Honduran leader urges UN Assembly to address migration as human rights issue

The President of Honduras today urged national leaders attending the General Assembly's annual high-level debate to deal with migration not as a threat or problem but as a human rights issue.

Jose Manuel Zelaya Rosales said it is a great paradox of the current age that while borders are opening for commerce and goods, they are closing for people and migrants. The issue of migration should be a central concern to both sending and receiving countries, he said.

He said Honduras had authority to speak on the issue, given its history as a multi-ethnic and multiracial society that has a served as a place of transit and refuge. "Migration never has been and never should be considered a crime or a threat," he said. The issue should not be on the security agenda of countries but rather should be considered in the context of development, he added.

"Migration is a right, a simple and elemental human right," he declared, adding that it would be "myopic" to view the problem only from the perspective of family remittances or other narrow issues. "The problem is more complex and difficult" involving factors such as economic and political structures, natural disasters, wars, violence, poverty and unemployment, he said.

Migrants, above all, are "human beings who have done nothing other than look for better opportunities." They must be recognized as such, and treated with fundamental respect, he said.

The President appealed to those present to forge consensus on the issue, and called on the UN to build a world where migrants could realize their objectives in life.

President Daniel Ortega Saavedra of Nicaragua also spoke out in favour of migrants' rights. The amount of money sent back to families by immigrants "is a miserable amount compared to the volume of wealth that is extracted on a daily basis by forms of institutionalized oppression," he said.

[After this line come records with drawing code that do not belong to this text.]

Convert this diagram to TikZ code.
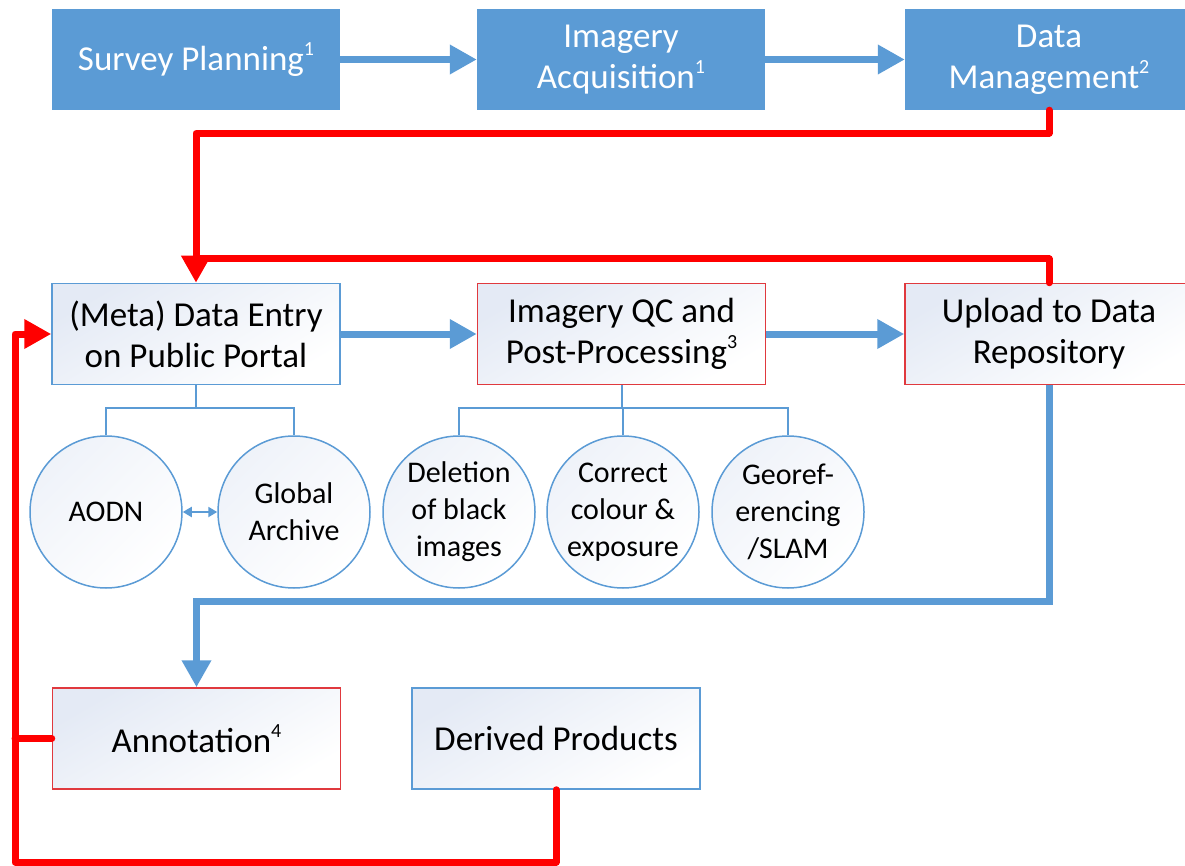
\documentclass[tikz,border=0pt]{standalone}
\usepackage{fontspec}
\setmainfont{Carlito}
\usetikzlibrary{arrows.meta}
\definecolor{bluem}{HTML}{5B9BD5}
\definecolor{redl}{HTML}{FF0000}
\definecolor{redb}{HTML}{E0393E}
\definecolor{shadec}{HTML}{E4EAF5}
\newcommand\supnum[1]{\raisebox{15pt}{\fontsize{20}{20}\selectfont #1}}
\tikzset{
 topbox/.style={rectangle, fill=bluem, text=white, minimum width=288pt, minimum height=101pt, align=center, font=\fontsize{35}{41}\selectfont, inner sep=0pt},
 midbox/.style={rectangle, draw=#1, line width=1.5pt, top color=shadec, bottom color=white, shading angle=30, minimum width=288pt, minimum height=101pt, align=center, font=\fontsize{35}{41}\selectfont, inner sep=0pt},
 circ/.style={circle, draw=bluem, line width=1.5pt, top color=shadec!60, bottom color=white, shading angle=45, minimum size=152pt, inner sep=0pt, align=center, font=\fontsize{30}{37}\selectfont},
 bflow/.style={draw=bluem, line width=7pt},
 rflow/.style={draw=redl, line width=7pt, line join=round, line cap=round},
 btip/.style={-{Triangle[width=28pt,length=27pt]}},
 tree/.style={draw=bluem, line width=2pt},
 dtip/.style={{Triangle[width=10pt,length=9pt]}-{Triangle[width=10pt,length=9pt]}},
}
\begin{document}
\begin{tikzpicture}[x=1pt,y=-1pt]
\useasboundingbox (0,0) rectangle (1185,866);
\clip (0,0) rectangle (1185,866);
% top row
\node[topbox] (sp) at (196,59.5) {Survey Planning\supnum{1}};
\node[topbox] (ia) at (621,59.5) {Imagery\\Acquisition\supnum{1}};
\node[topbox] (dm) at (1049,59.5) {Data\\Management\supnum{2}};
% middle row
\node[midbox=bluem] (meta) at (196,334) {(Meta) Data Entry\\on Public Portal};
\node[midbox=redb] (qc) at (621.5,334) {Imagery QC and\\Post-Processing\supnum{3}};
\node[midbox=redb] (up) at (1049,334) {Upload to Data\\Repository};
% circles
\node[circ] (c1) at (106,512) {AODN};
\node[circ] (c2) at (294,512) {Global\\Archive};
\node[circ] (c3) at (459,512) {Deletion\\of black\\images};
\node[circ] (c4) at (623,512) {Correct\\colour \&\\exposure};
\node[circ] (c5) at (788,512) {Georef-\\erencing\\/SLAM};
% bottom row
\node[midbox=redb] (ann) at (196.5,738.5) {Annotation\supnum{4}};
\node[midbox=bluem] (der) at (556,738.5) {Derived Products};
% coordinates
\coordinate (rj) at (196,259);
\coordinate (rb) at (15,862);
% blue flow
\draw[bflow, btip] (sp.east) -- (ia.west);
\draw[bflow, btip] (ia.east) -- (dm.west);
\draw[bflow, btip] (meta.east) -- (qc.west);
\draw[bflow, btip] (qc.east) -- (up.west);
\draw[bflow, btip] (up.south) -- ++(0,216) -| (ann.north);
% red flow
\draw[rflow, btip] (dm.south) -- ++(0,23) -| (meta.north);
\draw[rflow] (up.north) |- (rj);
\draw[rflow, btip] (der.south) |- (rb) |- (meta.west);
\draw[rflow] (ann.west) -- (ann.west -| rb);
% trees
\draw[tree] (meta.south) -- ++(0,23) coordinate (t1);
\draw[tree] (c1.north) |- (t1) -| (c2.north);
\draw[tree] (qc.south) -- ++(0,23) coordinate (t2);
\draw[tree] (c3.north) |- (t2) -| (c5.north);
\draw[tree] (c4.north) -- (c4.north |- t2);
\draw[tree, dtip] (c1.east) -- (c2.west);
\end{tikzpicture}
\end{document}
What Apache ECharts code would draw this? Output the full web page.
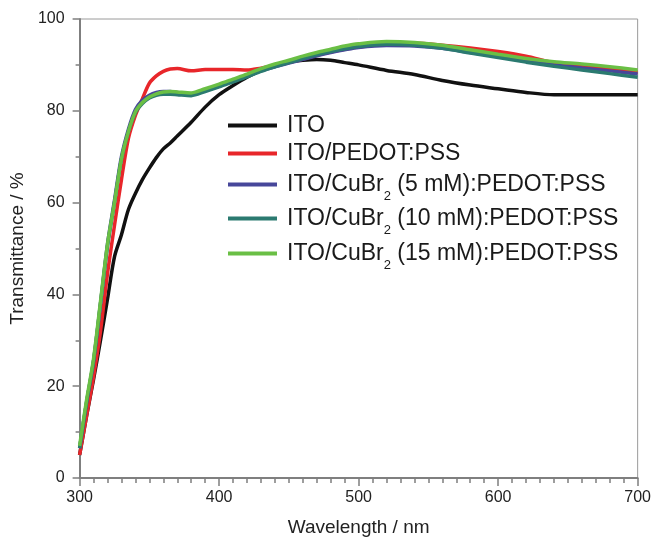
<!DOCTYPE html>
<html>
<head>
<meta charset="utf-8">
<script src="https://cdn.jsdelivr.net/npm/echarts@6/dist/echarts.min.js"></script>
<style>
html,body{margin:0;padding:0;background:#fff;}
#c{width:654px;height:542px;}
</style>
</head>
<body>
<div id="c"></div>
<script>
const wavelengths = [300,305,310,315,320,325,330,335,340,345,350,355,360,365,370,380,390,400,410,420,430,440,450,460,470,480,490,500,520,540,560,580,600,620,640,660,680,700];
const ito      = [5,13.5,21.5,30,39,48.2,53,58.5,62,65,67.5,69.8,71.7,73,74.5,77.5,80.8,83.5,85.5,87.3,88.8,90,90.6,91,91.2,91,90.5,90,88.8,87.9,86.6,85.6,84.8,84.0,83.5,83.5,83.5,83.5];
const pedot    = [5,13.5,22,32,44.5,55,65,74,79,82.6,86,87.6,88.6,89.1,89.2,88.7,89,89,89,88.9,89.3,89.8,90.5,91.3,92.1,92.8,93.4,93.9,94.5,94.7,94.3,93.7,92.9,91.9,90.5,89.8,89.2,88.4];
const cu5      = [6.5,16.5,25.5,38,51,60.5,70,76,80.3,82.3,83.4,84,84.2,84.2,84,83.7,84.4,85.4,86.5,87.6,88.7,89.6,90.4,91.2,92,92.7,93.3,93.8,94.2,94.1,93.6,92.7,91.8,90.8,90,89.3,88.7,88];
const cu10     = [6.5,16.5,25.5,38,50.5,60,69.5,75.5,79.6,81.6,82.8,83.4,83.6,83.6,83.5,83.3,84.2,85.2,86.3,87.4,88.6,89.6,90.5,91.4,92.2,92.9,93.5,94,94.5,94.3,93.6,92.6,91.6,90.6,89.7,88.9,88.1,87.3];
const cu15     = [7,17,26,38.5,51,60,69.5,75.5,79.8,81.8,83,83.7,84.1,84.2,84.1,83.9,84.8,85.8,86.9,88,89.2,90.2,91,91.9,92.7,93.4,94.1,94.6,95.1,94.9,94.3,93.3,92.3,91.4,90.7,90.2,89.6,88.9];

const seriesNames = ['ITO','ITO/PEDOT:PSS','ITO/CuBr₂ (5 mM):PEDOT:PSS','ITO/CuBr₂ (10 mM):PEDOT:PSS','ITO/CuBr₂ (15 mM):PEDOT:PSS'];
const seriesValues = [ito, pedot, cu5, cu10, cu15];
const seriesColors = ['#111111','#e8262a','#47479a','#2b7a70','#6abf45'];
const xTicks = [300,400,500,600,700];
const yTicks = [0,20,40,60,80,100];

const FONT = 'Liberation Sans, Arial, sans-serif';
const legendCenters = [127, 155, 186, 220, 255];

function fmt(name){
  const parts = name.split('₂');
  if (parts.length === 1) return '{g| }{a|' + name + '}';
  return '{g| }{a|' + parts[0] + '}{s|2}{a|' + parts[1] + '}';
}
const rich = {
  a: {fontSize: 23, lineHeight: 36, fontFamily: FONT, color: '#1a1a1a'},
  s: {fontSize: 13, lineHeight: 14, verticalAlign: 'bottom', fontFamily: FONT, color: '#1a1a1a'},
  g: {width: 5, lineHeight: 36, fontSize: 10}
};

const chart = echarts.init(document.getElementById('c'), null, {renderer: 'canvas'});
chart.setOption({
  animation: false,
  backgroundColor: '#fff',
  grid: {left: 75, right: 15, top: 19, bottom: 61, show: true, borderColor: '#9a9a9a', borderWidth: 1},
  legend: seriesNames.map((n, i) => ({
    data: [n],
    left: 223,
    top: legendCenters[i] - 18,
    icon: 'rect',
    itemWidth: 49,
    itemHeight: 4,
    selectedMode: false,
    formatter: fmt,
    textStyle: {rich: rich}
  })),
  xAxis: {
    type: 'value', min: xTicks[0], max: xTicks[xTicks.length-1], interval: 100,
    name: 'Wavelength / nm', nameLocation: 'middle', nameGap: 40,
    nameTextStyle: {fontSize: 19, color: '#222', fontFamily: FONT},
    axisLine: {show: true, onZero: false, lineStyle: {color: '#7f7f7f', width: 2}},
    axisTick: {show: true, length: 8, lineStyle: {color: '#7f7f7f', width: 1.5}},
    minorTick: {show: true, splitNumber: 10, length: 5, lineStyle: {color: '#7f7f7f', width: 1.5}},
    splitLine: {show: false},
    axisLabel: {fontSize: 16, color: '#222', margin: 12, fontFamily: FONT}
  },
  yAxis: {
    type: 'value', min: yTicks[0], max: yTicks[yTicks.length-1], interval: 20,
    name: 'Transmittance / %', nameLocation: 'middle', nameGap: 46, nameRotate: 90,
    nameTextStyle: {fontSize: 19, color: '#222', fontFamily: FONT},
    axisLine: {show: true, onZero: false, lineStyle: {color: '#7f7f7f', width: 2}},
    axisTick: {show: true, length: 7, lineStyle: {color: '#7f7f7f', width: 1.5}},
    minorTick: {show: true, splitNumber: 2, length: 4, lineStyle: {color: '#7f7f7f', width: 1.5}},
    splitLine: {show: false},
    axisLabel: {fontSize: 16, color: '#222', margin: 15, fontFamily: FONT}
  },
  series: seriesNames.map((n, i) => ({
    name: n,
    type: 'line',
    symbol: 'none',
    smooth: 0.3,
    color: seriesColors[i],
    itemStyle: {color: seriesColors[i]},
    lineStyle: {width: 3.5, color: seriesColors[i]},
    data: wavelengths.map((w, k) => [w, seriesValues[i][k]])
  }))
});
</script>
</body>
</html>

Immigrants in the United States and Europe "work harder than anyone else ? they are doing the jobs that the Europeans and Americans don't want, for miserable wages. Who is doing them a favour?"

He said no one was helping those poor people who managed to put aside a bit of money to send to their families. "These companies are simply using cheap labour."

President Ortega said a "capitalist imperialist minority" was "imposing global capitalism to impoverish the world and impose apartheid against Latin American immigrants, and against African immigrants in Europe."

He called global capitalism a "beast" which "has tentacles everywhere."

Recalling his last speech before the Assembly 18 years ago, he said then as now "the enemy is the same one: this enemy is called global imperialist capitalism? It is only we the peoples that can change this."
The President of Paraguay, Nicanor Duarte Frutos, said South America must become stronger "to claim its rights in this asymmetrical globalization."

He called for a more just distribution of financing for development. "Speculative investment has shifted to the countries and regions where production is exploited and then we are invaded, and through dishonest business deals our industries are endangered and closed. At the same time our raw material is undervalued."

He called for capital to be invested in updating industries in developing countries. "At the very least, the terms of exchange should be more just and should not be imposed unilaterally."

The international economic order must promote a more equitable world economy through cooperation and fair treatment for all countries, he said. "All countries should be allowed in the club to develop mankind."

The UN must respect this philosophy, he stressed, calling for priority attention to programmes to end poverty and unemployment. President Nestor Kirchner of Argentina said the world cannot ensure peace based on a military approach, and called for respect for human rights and democracy. He urged a better distribution of wealth, saying "each country must have the right to seek out its own model for development, without external interference."

He called for a change in the structure of global financial institutions, particularly the International Monetary Fund (IMF). "We need to grow and to improve the standards of living in our societies," he said.

He also stressed the importance of talks in the framework of the World Trade Organization (WTO). "We want to see equity in the world markets; we want to see discrimination towards our products removed."